=== AVAILABLE DATA ===
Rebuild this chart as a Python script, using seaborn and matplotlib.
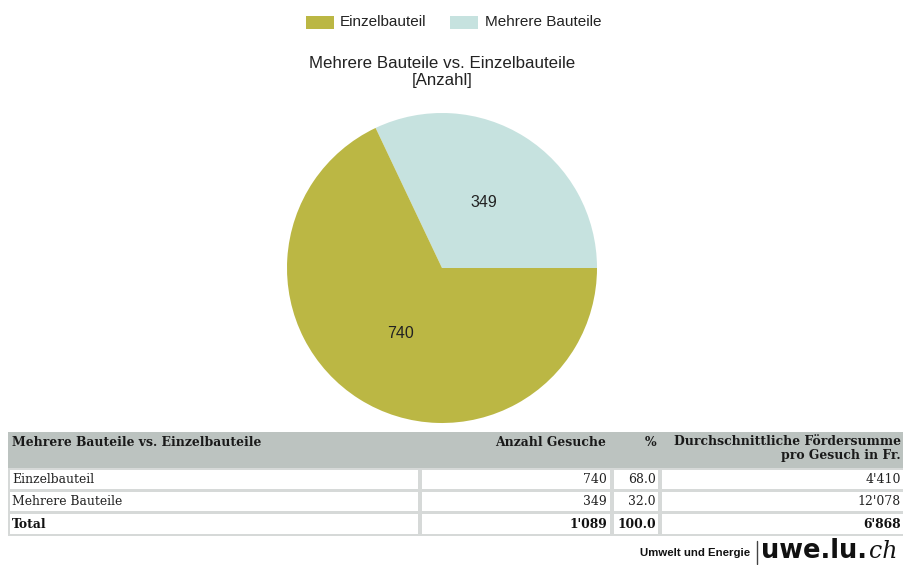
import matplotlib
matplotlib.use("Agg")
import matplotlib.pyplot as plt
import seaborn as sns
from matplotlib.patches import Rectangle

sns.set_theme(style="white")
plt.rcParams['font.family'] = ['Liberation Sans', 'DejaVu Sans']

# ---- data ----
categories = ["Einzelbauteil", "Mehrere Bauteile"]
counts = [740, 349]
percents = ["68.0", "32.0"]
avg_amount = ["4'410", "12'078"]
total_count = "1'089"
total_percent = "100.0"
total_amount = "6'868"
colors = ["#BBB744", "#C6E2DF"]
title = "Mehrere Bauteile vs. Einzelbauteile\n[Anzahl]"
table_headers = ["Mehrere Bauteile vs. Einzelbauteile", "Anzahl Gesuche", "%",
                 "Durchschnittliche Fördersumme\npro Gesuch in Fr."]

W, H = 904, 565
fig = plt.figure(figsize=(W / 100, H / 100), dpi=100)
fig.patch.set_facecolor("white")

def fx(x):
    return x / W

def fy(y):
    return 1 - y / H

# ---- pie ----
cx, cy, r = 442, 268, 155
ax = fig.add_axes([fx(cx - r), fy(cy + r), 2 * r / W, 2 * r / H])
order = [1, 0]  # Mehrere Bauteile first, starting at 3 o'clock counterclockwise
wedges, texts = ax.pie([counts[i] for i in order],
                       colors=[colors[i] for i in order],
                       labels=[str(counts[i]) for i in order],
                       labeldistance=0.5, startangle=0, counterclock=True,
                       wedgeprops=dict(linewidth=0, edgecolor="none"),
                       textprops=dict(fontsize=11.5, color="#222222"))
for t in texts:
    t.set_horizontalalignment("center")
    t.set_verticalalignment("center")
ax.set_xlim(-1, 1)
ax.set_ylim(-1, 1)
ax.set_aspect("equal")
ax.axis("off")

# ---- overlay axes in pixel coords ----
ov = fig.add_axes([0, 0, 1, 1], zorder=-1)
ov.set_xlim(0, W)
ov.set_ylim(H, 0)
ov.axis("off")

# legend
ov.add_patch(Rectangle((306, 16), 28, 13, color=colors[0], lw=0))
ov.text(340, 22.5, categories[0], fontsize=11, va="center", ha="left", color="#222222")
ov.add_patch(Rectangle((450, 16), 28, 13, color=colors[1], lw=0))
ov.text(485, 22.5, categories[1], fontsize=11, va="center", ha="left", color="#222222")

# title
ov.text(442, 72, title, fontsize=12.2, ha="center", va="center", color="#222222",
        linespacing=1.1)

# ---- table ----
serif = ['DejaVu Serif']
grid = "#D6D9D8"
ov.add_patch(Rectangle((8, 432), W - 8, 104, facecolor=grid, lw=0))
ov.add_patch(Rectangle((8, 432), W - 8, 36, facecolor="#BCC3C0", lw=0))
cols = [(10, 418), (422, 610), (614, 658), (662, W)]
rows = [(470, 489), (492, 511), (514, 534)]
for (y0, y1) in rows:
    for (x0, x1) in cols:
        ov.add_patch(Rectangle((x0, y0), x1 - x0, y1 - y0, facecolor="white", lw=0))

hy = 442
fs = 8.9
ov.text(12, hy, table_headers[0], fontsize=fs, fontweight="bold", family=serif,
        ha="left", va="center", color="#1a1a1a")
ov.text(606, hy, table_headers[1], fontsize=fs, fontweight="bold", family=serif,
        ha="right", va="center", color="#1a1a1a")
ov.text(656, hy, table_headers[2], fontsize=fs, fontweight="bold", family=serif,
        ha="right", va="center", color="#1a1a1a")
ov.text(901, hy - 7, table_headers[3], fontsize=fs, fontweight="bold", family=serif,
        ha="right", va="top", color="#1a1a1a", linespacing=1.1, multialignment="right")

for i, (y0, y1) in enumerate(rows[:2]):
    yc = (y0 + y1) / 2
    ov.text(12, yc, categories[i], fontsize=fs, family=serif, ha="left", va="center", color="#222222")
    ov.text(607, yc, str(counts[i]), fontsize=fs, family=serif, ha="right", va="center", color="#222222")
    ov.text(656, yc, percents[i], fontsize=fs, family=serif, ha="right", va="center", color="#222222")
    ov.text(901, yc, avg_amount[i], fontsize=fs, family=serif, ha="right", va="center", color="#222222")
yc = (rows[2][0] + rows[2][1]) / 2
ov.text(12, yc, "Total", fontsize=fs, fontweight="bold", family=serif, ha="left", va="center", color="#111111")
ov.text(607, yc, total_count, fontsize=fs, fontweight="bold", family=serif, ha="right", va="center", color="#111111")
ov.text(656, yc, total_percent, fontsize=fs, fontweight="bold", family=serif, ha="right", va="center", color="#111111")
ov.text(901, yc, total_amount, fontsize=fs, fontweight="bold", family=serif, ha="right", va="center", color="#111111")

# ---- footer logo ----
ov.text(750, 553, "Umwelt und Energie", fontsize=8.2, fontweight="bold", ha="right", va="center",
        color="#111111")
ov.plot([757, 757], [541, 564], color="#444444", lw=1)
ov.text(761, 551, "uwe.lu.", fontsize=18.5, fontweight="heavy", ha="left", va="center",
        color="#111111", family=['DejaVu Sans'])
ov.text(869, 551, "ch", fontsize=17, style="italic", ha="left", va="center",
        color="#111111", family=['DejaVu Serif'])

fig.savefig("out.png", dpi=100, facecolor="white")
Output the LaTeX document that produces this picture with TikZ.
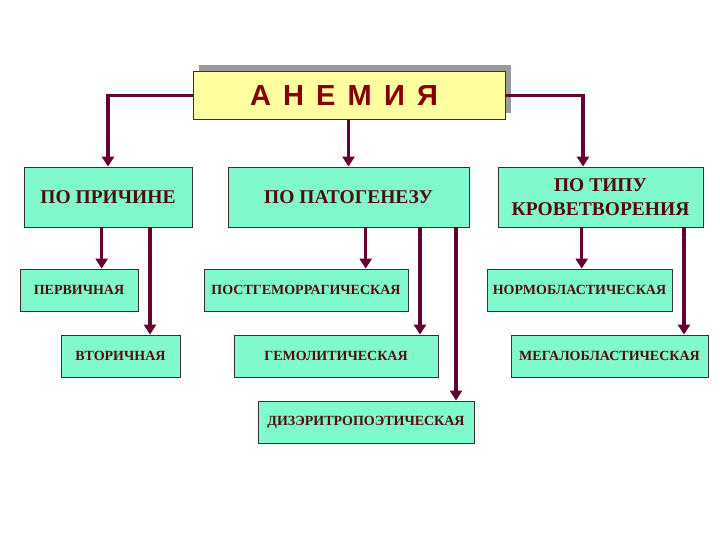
===
TASK BRIEF:
Leave out the pictures. Transcribe only the lines above, from the first through the one that contains "return 1 - y / H".

ANSWER TO THE PROBLEM:
Rebuild this chart as a Python script, using seaborn and matplotlib.
import matplotlib
matplotlib.use("Agg")
import matplotlib.pyplot as plt
import seaborn as sns
from matplotlib.patches import Rectangle

sns.set_theme(style="white")
plt.rcParams['font.family'] = ['Liberation Sans', 'DejaVu Sans']

# ---- data ----
categories = ["Einzelbauteil", "Mehrere Bauteile"]
counts = [740, 349]
percents = ["68.0", "32.0"]
avg_amount = ["4'410", "12'078"]
total_count = "1'089"
total_percent = "100.0"
total_amount = "6'868"
colors = ["#BBB744", "#C6E2DF"]
title = "Mehrere Bauteile vs. Einzelbauteile\n[Anzahl]"
table_headers = ["Mehrere Bauteile vs. Einzelbauteile", "Anzahl Gesuche", "%",
                 "Durchschnittliche Fördersumme\npro Gesuch in Fr."]

W, H = 904, 565
fig = plt.figure(figsize=(W / 100, H / 100), dpi=100)
fig.patch.set_facecolor("white")

def fx(x):
    return x / W

def fy(y):
    return 1 - y / H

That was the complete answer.